Music Reviews

Cat Power Sun

(Matador) Rating - 7/10

The idea of a “comeback” has always made me a little uneasy.  When this label gets slapped onto an album, probably by some uncreative press release, it’s usually ill-fitting and based solely on the quantity of years since a previous release.  So with Chan Marshall releasing her ninth studio album, Sun (the first since 2006’s The Greatest to be composed entirely of original material), I’m still wary about labeling this as her comeback.  If anything, this is an artistic rebirth, and Marshall is in on the theme.  It’s not difficult to spot the basic symbolism of the sun as a source of new life, but Marshall provides personal relevance on Sun’s eponymous song: “I wanna hear the answer to every question…/This is the day people like me have been waiting for.”  Marshall’s emotionally unstable past precedes her, so this declaration stands out in a career full of longing.  Also, consider the album art.  A picture of Marshall from twenty years ago could easily be mistaken, courtesy of a recent haircut, to Marshall in the present day.  Is this a resurgence of her youth, energy, and a confirmation of a new approach to life?  Judging by the album and its songs, it’s very likely.

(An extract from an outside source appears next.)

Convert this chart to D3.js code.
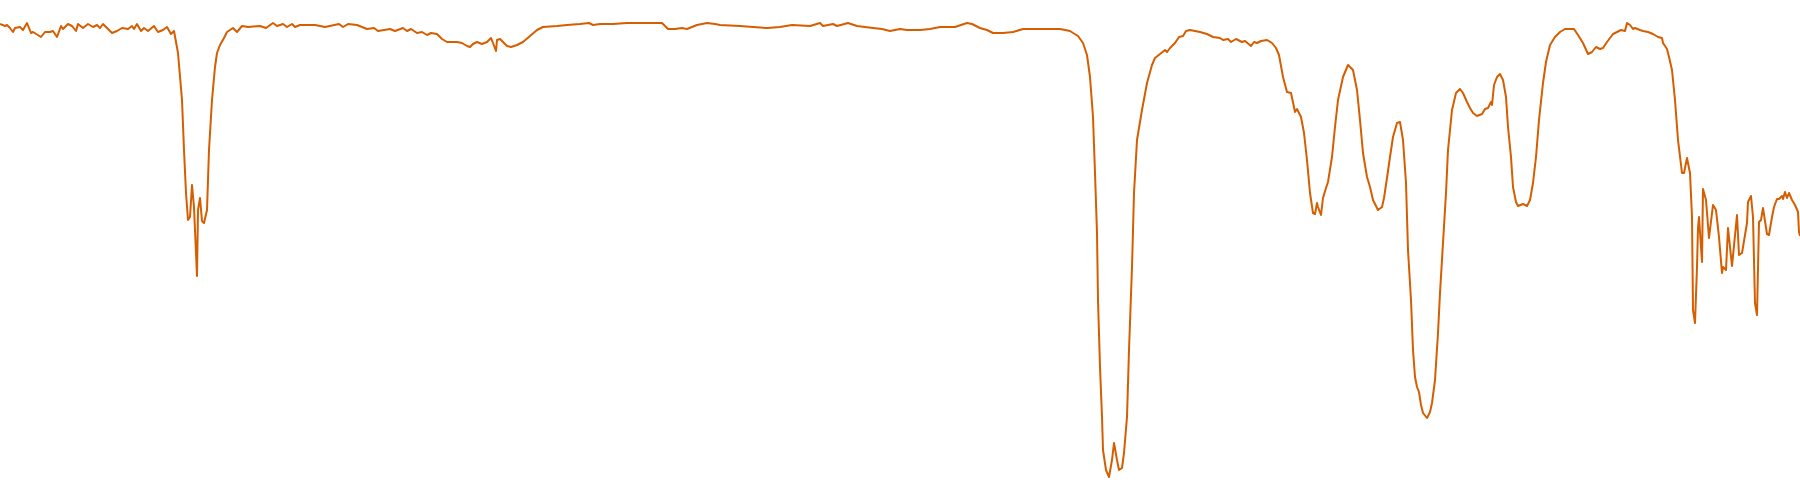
<!DOCTYPE html>
<html>
<head>
<meta charset="utf-8">
<script src="https://cdn.jsdelivr.net/npm/d3@7"></script>
<style>
  html, body { margin: 0; padding: 0; background: #ffffff; }
  svg { display: block; }
</style>
</head>
<body>
<svg id="chart" width="1800" height="500"></svg>
<script>
// Wavenumber (cm^-1)
const wavenumber = [
4000,3990,3986,3980,3974,3970,3960,3954,3946,3938,3934,3918,3910,3900,3894,3886,3878,3874,3864,3856,
3848,3844,3834,3824,3814,3806,3800,3794,3776,3766,3756,3744,3736,3732,3726,3718,3712,3704,3692,3684,
3674,3666,3658,3652,3644,3636,3632,3628,3624,3620,3616,3612,3606,3604,3600,3596,3592,3586,3582,3576,
3570,3566,3560,3552,3546,3540,3534,3526,3516,3504,3480,3468,3454,3446,3434,3426,3416,3410,3400,3370,
3350,3322,3314,3304,3286,3266,3252,3244,3220,3210,3194,3186,3178,3166,3156,3146,3138,3126,3116,3106,
3086,3076,3066,3060,3054,3046,3036,3026,3018,3014,3008,3006,3000,2994,2986,2978,2966,2954,2940,2926,
2914,2886,2866,2840,2822,2814,2800,2774,2746,2700,2676,2670,2664,2650,2636,2626,2606,2586,2570,2560,
2520,2494,2466,2440,2416,2380,2360,2354,2334,2326,2304,2286,2254,2236,2220,2200,2186,2160,2140,2120,
2090,2066,2056,2040,2026,2014,1994,1974,1954,1926,1906,1880,1860,1844,1834,1826,1820,1814,1810,1806,
1804,1800,1796,1794,1788,1782,1776,1772,1766,1762,1756,1752,1746,1742,1736,1732,1726,1716,1706,1696,
1690,1680,1670,1666,1660,1650,1642,1634,1628,1620,1610,1600,1586,1574,1560,1554,1544,1538,1528,1516,
1510,1498,1492,1486,1478,1466,1456,1448,1442,1434,1426,1418,1410,1406,1398,1392,1386,1380,1374,1370,
1366,1364,1358,1354,1348,1344,1336,1330,1324,1314,1304,1294,1286,1280,1274,1266,1260,1254,1244,1236,
1232,1226,1220,1214,1206,1200,1194,1188,1184,1178,1174,1170,1166,1162,1158,1154,1146,1140,1136,1130,
1124,1120,1114,1108,1104,1096,1088,1080,1074,1066,1060,1054,1046,1036,1030,1024,1018,1016,1012,1006,
1000,994,988,984,978,974,968,964,954,946,940,934,928,922,914,908,900,890,880,870,
852,844,834,824,816,808,800,794,786,774,766,758,750,746,740,734,730,720,714,704,
694,684,676,674,666,662,656,650,644,636,632,626,620,616,614,610,606,604,602,596,
594,588,582,574,568,562,556,554,548,544,536,526,522,516,506,504,498,494,490,486,
482,478,474,466,462,456,452,446,442,436,434,430,426,422,416,410,404,402,400
];
// Transmittance (%)
const transmittance = [
95.2,94.8,95.0,94.4,93.6,94.4,94.6,94.0,95.4,93.4,93.6,92.6,93.6,93.6,93.8,92.6,94.8,94.2,95.2,94.8,
93.8,95.2,94.4,95.2,94.6,95.0,94.4,95.2,93.4,93.8,94.4,94.2,94.8,94.2,95.2,93.8,94.4,93.8,94.8,93.6,
94.0,94.6,93.2,93.8,89.4,80.0,70.0,61.4,56.0,56.6,63.0,58.6,44.8,58.0,60.4,55.8,55.4,58.0,70.0,80.0,
86.6,89.4,91.0,92.4,93.6,94.0,94.4,93.6,94.8,94.6,94.8,94.4,95.4,94.8,95.2,94.6,95.2,94.6,95.0,95.0,
94.6,95.2,94.6,95.2,95.0,94.2,94.4,93.8,94.2,93.8,94.4,93.8,94.2,93.4,93.6,93.0,93.4,93.2,92.2,91.6,
91.6,91.4,90.8,90.6,91.2,91.6,91.2,91.6,92.4,91.4,89.8,92.0,92.2,91.6,90.8,90.6,91.0,91.6,92.8,94.0,
94.6,94.8,95.0,95.2,95.4,95.0,95.2,95.2,95.4,95.4,95.4,94.8,94.2,94.2,94.4,94.2,95.0,95.4,95.2,95.0,
94.8,94.6,94.4,94.6,95.0,94.8,95.4,94.8,95.2,94.8,95.4,94.8,94.4,94.2,93.8,94.2,94.0,94.0,94.2,94.6,
94.6,95.4,95.2,94.4,94.0,93.4,93.4,93.6,94.2,94.2,94.2,94.2,93.8,92.8,91.4,89.0,84.6,76.6,65.4,53.4,
40.0,26.6,16.6,10.0,6.0,4.6,8.0,11.4,8.0,6.0,6.4,9.4,16.6,30.0,46.6,61.4,72.0,78.0,83.4,87.0,
88.4,89.2,90.0,89.6,90.4,91.4,92.6,92.8,93.8,94.0,93.8,93.6,93.2,92.6,92.4,92.0,92.2,91.6,92.2,91.6,
91.8,90.8,91.6,91.4,91.8,92.0,91.4,90.4,89.0,84.6,81.6,81.4,77.6,78.2,76.6,73.4,68.0,61.4,57.4,57.2,
59.4,58.6,57.0,60.4,62.4,63.6,68.6,74.6,80.0,84.6,87.0,86.0,82.0,76.0,69.4,64.6,62.6,60.0,58.0,58.6,
60.4,64.4,68.6,72.6,75.4,75.6,72.0,63.4,50.0,40.0,30.0,24.6,22.6,21.6,19.0,17.4,16.4,17.6,19.4,24.0,
33.4,41.4,51.4,61.4,70.0,78.0,81.4,82.2,81.4,79.6,78.4,77.4,76.8,77.2,78.2,78.4,79.6,79.0,83.0,84.6,
85.2,84.0,80.6,74.6,68.6,62.6,59.6,58.8,59.2,58.8,60.0,63.4,68.6,76.0,83.4,87.6,91.0,92.6,93.6,94.2,
94.2,93.0,91.4,89.2,89.6,90.6,90.2,90.4,91.6,93.2,93.6,94.0,93.8,95.4,95.0,94.2,94.4,94.0,93.8,93.6,
93.2,92.6,92.4,91.4,90.2,88.6,86.0,80.0,72.0,65.4,65.4,68.4,65.4,56.6,38.0,35.4,46.6,54.4,56.6,47.6,
62.2,60.0,52.4,59.0,58.0,52.6,45.4,46.6,46.0,54.4,46.8,57.0,49.0,49.4,55.4,59.6,60.8,56.6,39.4,37.0,
55.6,56.0,58.4,53.2,53.0,56.6,58.6,60.2,60.2,60.8,60.2,61.6,60.4,61.4,60.0,59.0,57.6,53.6,52.8
];

const data = wavenumber.map((w, i) => ({ w, t: transmittance[i] }));

const width = 1800, height = 500;
const svg = d3.select("#chart");

const x = d3.scaleLinear().domain([4000, 400]).range([0, width]);
const y = d3.scaleLinear().domain([0, 100]).range([height, 0]);

const line = d3.line()
  .x(d => x(d.w))
  .y(d => y(d.t))
  .curve(d3.curveLinear);

svg.append("path")
  .datum(data)
  .attr("fill", "none")
  .attr("stroke", "#d55e00")
  .attr("stroke-width", 2)
  .attr("stroke-linejoin", "round")
  .attr("d", line);
</script>
</body>
</html>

For a songwriter as prolific as Marshall, one whose career has been defined by left turns and unpredictability, Sun is her most musically distinct album yet.  Her seductively sultry and raspy vocals thankfully remain intact (aided by a new sense of confidence), but the raw bluesy or folk-based instrumentation of her previous albums is replaced by drum machines and synthesizers.  While they may not be the most state of the art electronic sounds, the inclusion is sewn seemingly effortlessly into the Cat Power aesthetic.  Opener Cherokee is the most elegant, demonstrating and introducing one of the album’s greatest strengths: a flawless balance between analog and digital textures.  From its brooding beginning, the refreshing sound of Marshall’s voice, the song crescendos into an unconventional anthem of universal spirituality and mortality.

Sun is undoubtedly Marshall’s boldest and most diverse effort to date, and it is all the better for it.  Prior to hearing the title track, I never would have drawn comparisons between Cat Power and Massive Attack; and yet, Sun that trip-hop aesthetic, complete with droning guitars and synths, is married with some of Marshall’s greatest harmonies.  Follow this with later piece Manhattan, which is at once sparse, spacious, meditative, and deceptively lightweight.  Beneath the surface, the complexity of this song is strictly lyrical.  Manhattan, for Marshall, is a contrast between longing and pride, loneliness and contentment, and she is treading lightly between the two.  For the songwriter who wrote songs like Lives in Bars, it seems a weight has been lifted.

My only issue with Sun is its last two tracks: Nothin’ but Time and Peace and Love.  The latter is decent enough, but in sequence sounds a little awkward after the contrived grandiosity of Nothin’ but Time (which features Iggy Pop).   While I respect Marshall’s lyrical advice for the restlessness of youth, the manner in which she delivered it is a little uninspired and dense.  The first five minutes slide by pleasantly; yet, lacking the emotional or raw intensity of Heroes (an obvious Bowie homage in the line “it’s up to you to be a superhero”), there’s little to anchor this song in our hearts.  Between the obnoxiously preachy “You wanna live!” and Iggy Pop’s less than convincing vocal performance, the song verges on pretentiousness and is overall underwhelming.  The length is considerable at eleven minutes, although there’s an arbitrary false ending followed by a fade-in and three instrumental minutes.

This misstep aside, Sun is a warming testament to Marshall’s balanced perception away from the yearning of her previous albums towards Zen-like contentment.  Perhaps this is taking lyrical cues and a personal need for biography too far, but the album goes down easier with this idea of Marshall’s new take on life.  Ultimately, it’s a departure from anything else we’ve heard from Marshall.  Whatever this means and wherever this delivers her, we can hope it’s brought her further on a larger path of understanding.